Innovation, as a driver of a nation’s economic growth, is valued very highly by governments. The Dutch government, in order to encourage the innovation process of companies in the country, introduced innovation box in 2007 and implemented changes in regulations from January, 2017.

What is the Innovation box?
The Innovation box allows companies to pay a 5% corporate income tax on their profits (derived from investing in technical innovation) rather than the regular corporate income tax rate of 20 to 25%.

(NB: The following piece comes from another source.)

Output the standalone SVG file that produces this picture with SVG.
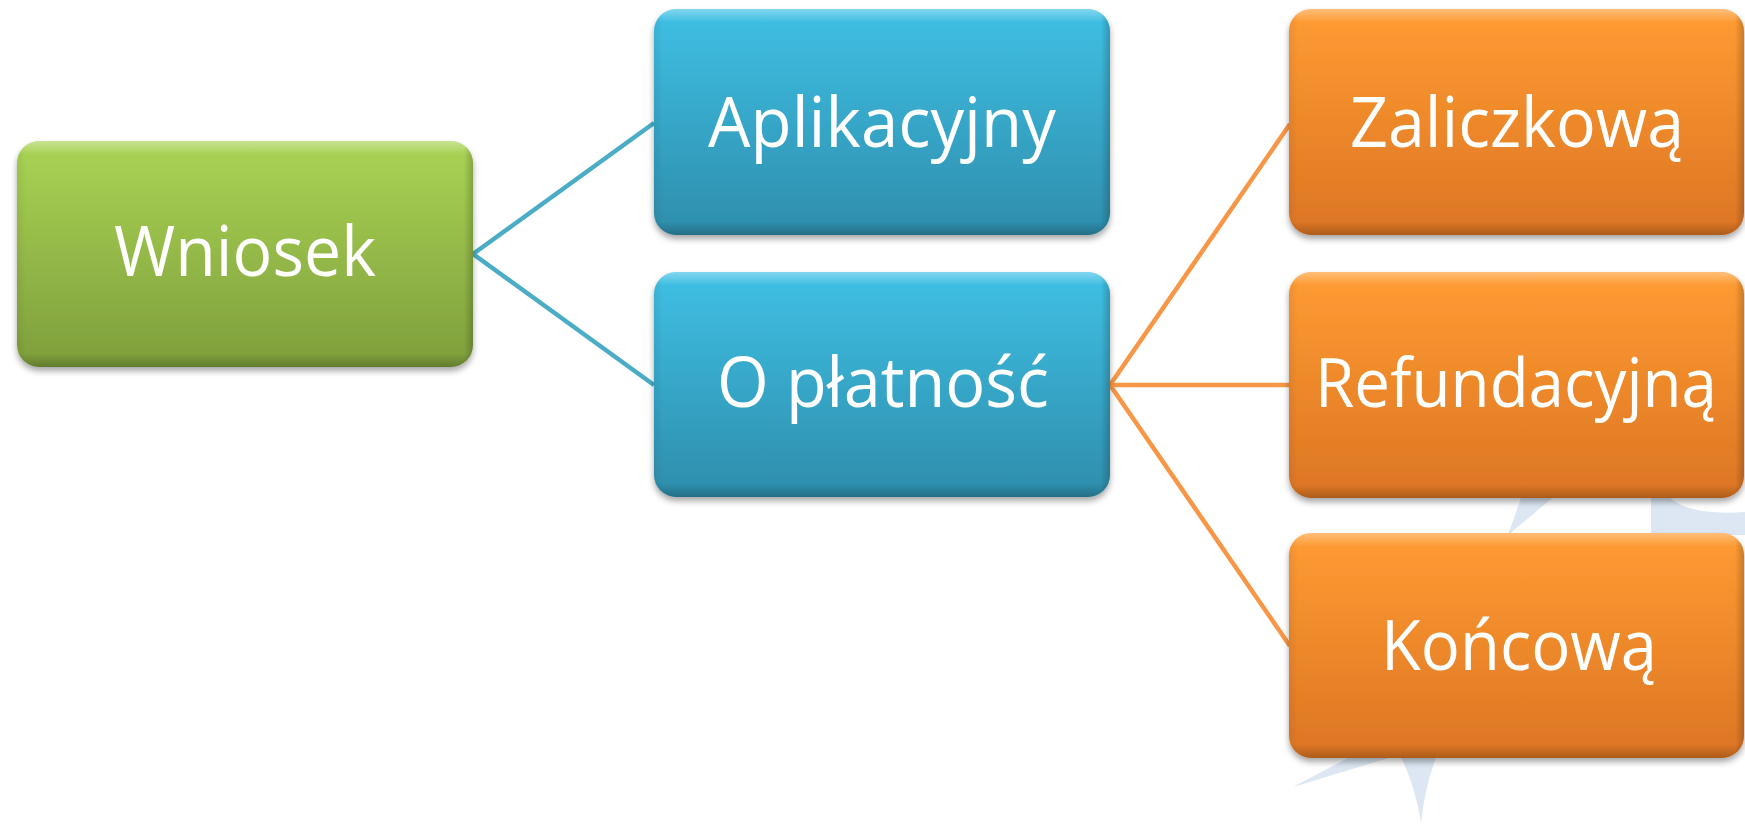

However, apart from the Netherlands, there are more countries that give companies tax benefits on their profit generated from innovation operations. The differences between different countries’ innovation regimes could result in tax avoidances. Therefore, as a part of the Base Erosion and Profit Shifting (BEPS) project of the Organization for Economic Cooperation and Development (OECD), an agreement on the minimum rules of applying for this type of tax benefits were reached. To align with this agreement, the Netherlands has committed to adapt changes into the innovation box regime since January, 2017. (BEPS refers to a strategy used by multinational companies to exploit gaps and mismatches in tax rule to shift profits to low or no-tax points that has little or no economic activities.)

What are the main features of changes?

  1. The innovation box benefits are restricted to how a company divides its R&D process between its own R&D department and the third party (outsourcing ). Only the innovations that are developed inhouse are eligible for tax grants. Otherwise, the tax benefits are calculated based on a mathematical approach called “modified nexus approach”.
  2. In the past, it is possible that taxpayers got accesses to the innovation box tax benefits under the condition in which they are in possession of patents. However, this has changed. As of January, 2017, the access to the innovation box benefits requires a research and development (R&D) declaration (“WBSO-verklaringen”) that has to be applied for at the Netherlands Enterprise Agency.
  3. The new regulation distinguishes between small and larger tax payers. Larger tax payers are companies that have more than 50 million euro gross sales worldwide per year. On top of that, their net benefits from the intellectual property have to exceed 7.5 million euro per year. On the other hand, the small tax payers are the ones who have an average turnover below 50 million euros and whose gross benefits from the intellectual property are below 7.5 million on average in previous five years.

 

How does this affect the Dutch companies?
This change in regulation can influence companies that are currently benefiting from the innovation box both financially and administratively. For small tax payers, they can no longer get the innovation box tax grant if they only have patents instead of R&D declaration for their innovative products or process. This situation can be prevented by applying for R&D declaration. For larger tax payers, the access to the innovation box tax benefits is more restricted since they need to provide not only the R&D declaration but also patents or patent-equivalent proofs. This means that larger tax payers cannot apply for innovation benefits for an unpatented process and product innovation. Moreover, since larger tax payers and tax administration had to follow the transactional law, starting from January, 2017, the formerly existing tax agreements between the tax administration and the company became void, which means that the larger tax payers could not benefit from these agreements anymore.